What do businesses need to do?

There are four steps.

1. Determine whether the Modern Slavery Act (‘the Act’) applies to your organisation

The requirement to publish an annual statement applies to all corporate bodies and partnerships (wherever incorporated or formed) which: supply goods or services; carry on a business or part of a business in any part of the UK; and have a global annual turnover of or above £36 million. Turnover is calculated as the global turnover of the organization and of any of its subsidiaries, including those operating wholly outside the UK. An organisation will be caught if it engages in commercial activities irrespective of the purpose for which profits are made.

Organizations that do not have a demonstrable business presence in the UK will not be caught. Having a UK subsidiary will not in itself mean that a non-UK parent company is carrying on a business in the UK. But each parent and subsidiary (whether based in the UK or not) that meets the requirements must make a statement in their own right. If a foreign subsidiary is part of the parent company’s supply chain or own business, the parent company’s statement should cover any actions taken in relation to that subsidiary to prevent modern slavery.

More generally, parent companies are recommended to include the actions of their non-UK subsidiaries, particularly those in a high-risk industry or location.

2. Determine the timing and approval process of the statement

The first organisations required to publish a statement were those with a year-end of 31 March 2016, for their full 2015-16 financial year. Organisations are expected to publish their statements as soon as reasonably practicable, and within six months, after the end of each financial year. To ensure senior level accountability and the fostering of a culture of zero tolerance for modern slavery, the statement must be approved by the board and signed by a director; or by the members and signed by a member; or by a general partner or partner, as appropriate to the type of organisation. The statement must be published on an organisation’s website with a prominent link on the homepage.

3. Conduct an audit of the business and supply chains

This is an essential first step in order to ensure that resources are focused in the highest risk areas. Businesses need to understand the structure of their supply chains and to consider, in particular, country and sector risks.

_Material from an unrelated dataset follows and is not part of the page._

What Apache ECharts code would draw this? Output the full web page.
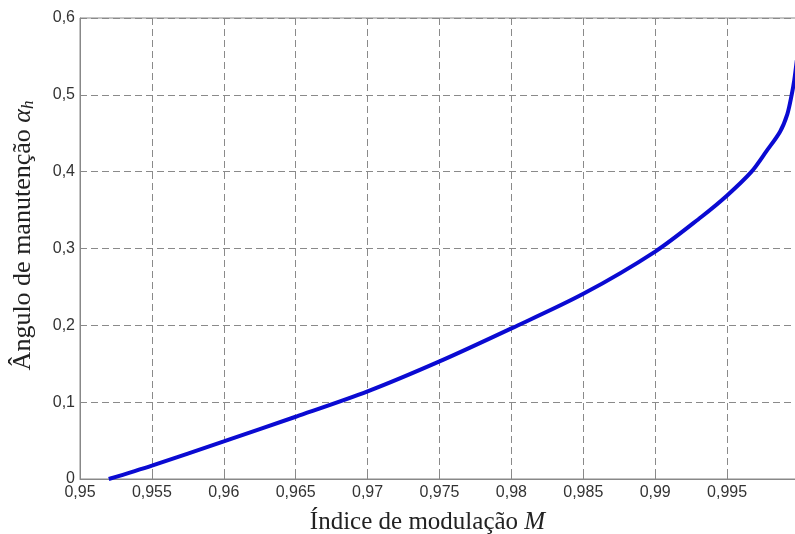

4. Review current policies or draw up new ones

Modern Slavery policies should be tailored and proportionate to the risks of each organisation. But even a basic policy should include at least the following elements:

  • a clear statement of commitment to preventing all forms of slavery in the business and in all tiers of its supply chains in the UK and overseas;
  • clarity on which parts of the business are covered by the Act;
  • nomination of those responsible for the policy, both overall and at operational level;
  • how the policy will be enforced and the penalties for any violations;
  • assurance for those who come forward to report concerns in good faith;
  • awareness-raising and training for all relevant staff in particular those responsible for supply chain management and procurement and, if appropriate, for relevant supplier organisations;
  • a regular annual process to review modern slavery risks at all tiers of the supply chain, as well as in its own business;
  • informing all new suppliers, and all existing suppliers on an annual basis, of the business’ zero-tolerance of slavery, its expectations of them as suppliers and a requirement for them to report on their policies and the actions they are taking to identify and address the risks of slavery. This may be reinforced by a Supplier Code of Conduct, to be signed by all suppliers;
  • contractual obligations on suppliers to include provisions requiring them to comply with the business’ slavery policy;
  • as appropriate, conducting audits of suppliers or investigations of credible allegations of slavery, and requiring any specific measures to be taken to ensure that risks of slavery are addressed effectively;
  • in the event of slavery being identified, requiring that immediate remedial action is taken to address it in a timely manner and providing appropriate support to achieve the safest outcome for potential victims of slavery. In the event of failure to resolve the situation rapidly and satisfactorily, consideration should be given to terminating the contract;
  • identify key performance indicators that will help demonstrate progress and that can be set out in the annual statement.